Pour preuve, à J-65 du Salon du dessin 2020 (du 26 au 31 mai au Palais Brongniart), la galerie De Bayser propose deux dessins d’Eugène Delacroix : un Portrait de jeune homme au turban et un Paysage marocain. Attardons-nous sur ce dernier, en vente en ligne sur le site de la galerie.
Quelle occasion unique que de pouvoir contempler deux dessins du voyage qu’effectue Eugène Delacroix au Maroc en 1832 ! À la fin de l’année précédente, le gouvernement du roi Louis Philippe, désireux de vérifier la neutralité du Maroc au moment de l’occupation algérienne par la France, décide d’envoyer une délégation conduite par le comte Charles de Mornay. L’objectif : rencontrer le sultan Moulay Abd er-Rahman. Comme lors des expéditions napoléoniennes en Egypte, des scientifiques et des artistes accompagnent les soldats ou les diplomates. Dans cette cohorte variée, le comte a choisi son ami le peintre Eugène Delacroix à la place d’Isabey, qui devait partir initialement.
Saisir l’exotisme sur le vif
Pour Delacroix, c’est l’occasion d’observer tous les moments du voyage, de dessiner tout ce qu’il voit. Il noircit sept carnets de notes qu’il rehausse d’aquarelles le soir ou sur lesquels il écrit les couleurs précises pour être sûr de respecter ses impressions lorsqu’il sera rentré dans son atelier à Paris. Il dessine des paysages, des animaux, des monuments, des vêtements, des armes, des instruments de musique.

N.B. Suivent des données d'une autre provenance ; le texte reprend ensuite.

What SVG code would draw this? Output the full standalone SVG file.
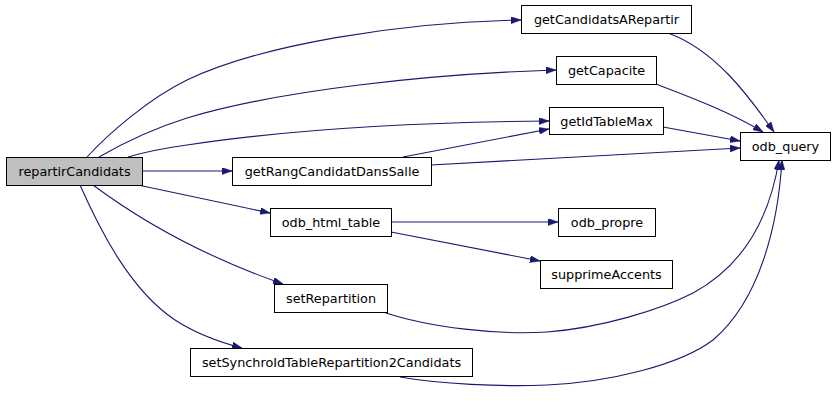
<svg xmlns="http://www.w3.org/2000/svg" width="834" height="402" viewBox="0 0 834 402">
<style>
.n rect{fill:#ffffff;stroke:#000000;stroke-width:1}
.n.root rect{fill:#bfbfbf}
.n text{font-family:"DejaVu Sans",sans-serif;font-size:12.8px;fill:#000000;text-anchor:middle}
.e path{fill:none;stroke:#191970;stroke-width:1.1;marker-end:url(#arr)}
</style>
<defs>
<marker id="arr" viewBox="0 0 10 7" markerUnits="userSpaceOnUse" markerWidth="10" markerHeight="7" refX="10" refY="3.5" orient="auto">
<path d="M0,0 L10,3.5 L0,7 z" fill="#191970" stroke="#191970" stroke-width="0.5"/>
</marker>
</defs>
<rect width="834" height="402" fill="#ffffff"/>
<g id="edges" class="e">
<path d="M87,157 C110,132 150,98 187,80 C260,45 400,22 521,20"/>
<path d="M99,157 C125,142 155,128 187,118 C280,90 430,74 556,70"/>
<path d="M128,157 C145,152 165,148 187,145 C300,128 440,122 549,121"/>
<path d="M142,171 L232,171"/>
<path d="M138,185 L270,213"/>
<path d="M93,185 C140,220 200,255 283,284"/>
<path d="M80,185 C100,230 130,290 175,320 C195,333 215,341 242,348"/>
<path d="M403,157 L549,129"/>
<path d="M431,165 L740,148"/>
<path d="M663,127 L740,141"/>
<path d="M656,84 C690,97 730,112 763,132"/>
<path d="M668,33 C715,50 748,95 774,132"/>
<path d="M391,222 L558,222"/>
<path d="M391,232 L540,261"/>
<path d="M383,312 C430,328 500,335 547,332 C600,328 660,310 693,293 C745,265 770,215 779,160"/>
<path d="M400,377 C440,384 500,387 547,385 C610,382 680,365 713,340 C760,300 778,225 782,160"/>
</g>
<g id="repartirCandidats" class="n root"><rect x="6.5" y="157.5" width="136" height="28"/><text x="74.5" y="176">repartirCandidats</text></g>
<g id="getCandidatsARepartir" class="n"><rect x="521.5" y="5.5" width="170" height="28"/><text x="606.5" y="24">getCandidatsARepartir</text></g>
<g id="getCapacite" class="n"><rect x="556.5" y="56.5" width="100" height="28"/><text x="606.5" y="75">getCapacite</text></g>
<g id="getIdTableMax" class="n"><rect x="549.5" y="107.5" width="114" height="27"/><text x="606.5" y="125.5">getIdTableMax</text></g>
<g id="odb_query" class="n"><rect x="740.5" y="132.5" width="90" height="28"/><text x="785.5" y="151">odb_query</text></g>
<g id="getRangCandidatDansSalle" class="n"><rect x="232.5" y="157.5" width="199" height="28"/><text x="332" y="176">getRangCandidatDansSalle</text></g>
<g id="odb_html_table" class="n"><rect x="270.5" y="208.5" width="121" height="28"/><text x="331" y="227">odb_html_table</text></g>
<g id="odb_propre" class="n"><rect x="558.5" y="208.5" width="97" height="28"/><text x="607" y="227">odb_propre</text></g>
<g id="supprimeAccents" class="n"><rect x="540.5" y="260.5" width="132" height="28"/><text x="606.5" y="279">supprimeAccents</text></g>
<g id="setRepartition" class="n"><rect x="274.5" y="284.5" width="113" height="28"/><text x="331" y="303">setRepartition</text></g>
<g id="setSynchroIdTableRepartition2Candidats" class="n"><rect x="190.5" y="348.5" width="282" height="28"/><text x="331.5" y="367">setSynchroIdTableRepartition2Candidats</text></g>
</svg>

Tout lui semble exotique et il a besoin de retenir jusqu’aux moindres détails. Parfois, ses feuilles de notes rassemblent des éléments croqués avec fébrilité. Ainsi d’un dessin où voisinent une cour arabe avec colonne et balustrade de bois peint en vert et une tête de jeune femme de dos avec deux nattes, l’une imbriquée dans l’autre sans logique si ce n’est la rapidité d’exécution et le besoin de garder en mémoire des détails pris sur le vif. « Je suis dans ce moment, écrit Delacroix, comme un homme qui rêve et qui voit des choses qu’il craint de voir lui échapper ». Souvenir d’Algésiras ?
Le Paysage marocain semble avoir été saisi alors que Delacroix est en mer, à bord de la frégate-aviso La Perle. L’artiste donne une grande importance à la ligne côtière avec les maisons blanches regroupées au pied de collines vertes et brunes. Pour jouer des contrastes, la montagne à l’arrière-plan est plus sombre de ses arbres mais également de l’ombre de gros nuages qui sont amoncelés en haut de la feuille. Au loin, d’autres reliefs témoignent de la sécheresse de l’arrière-pays par leur blancheur aride. On sent que ce dessin a été terminé rapidement par Delacroix car la mer est vite exécutée. Deux coups de pinceau aquarellé suffisent à évoquer le calme plat de l’eau. « L’absence d’annotation manuscrite ne nous permet pas de situer avec précision le lieu représenté, explique Louis De Bayser, mais la fluidité de traitement du ciel et de la mer, l’utilisation de la réserve de papier pour représenter le village côtier et les tonalités ocres employées correspondent aux aquarelles du début du voyage. Une aquarelle représentant Algésiras, de format, technique et sensibilité très proche, est conservée dans une collection particulière ».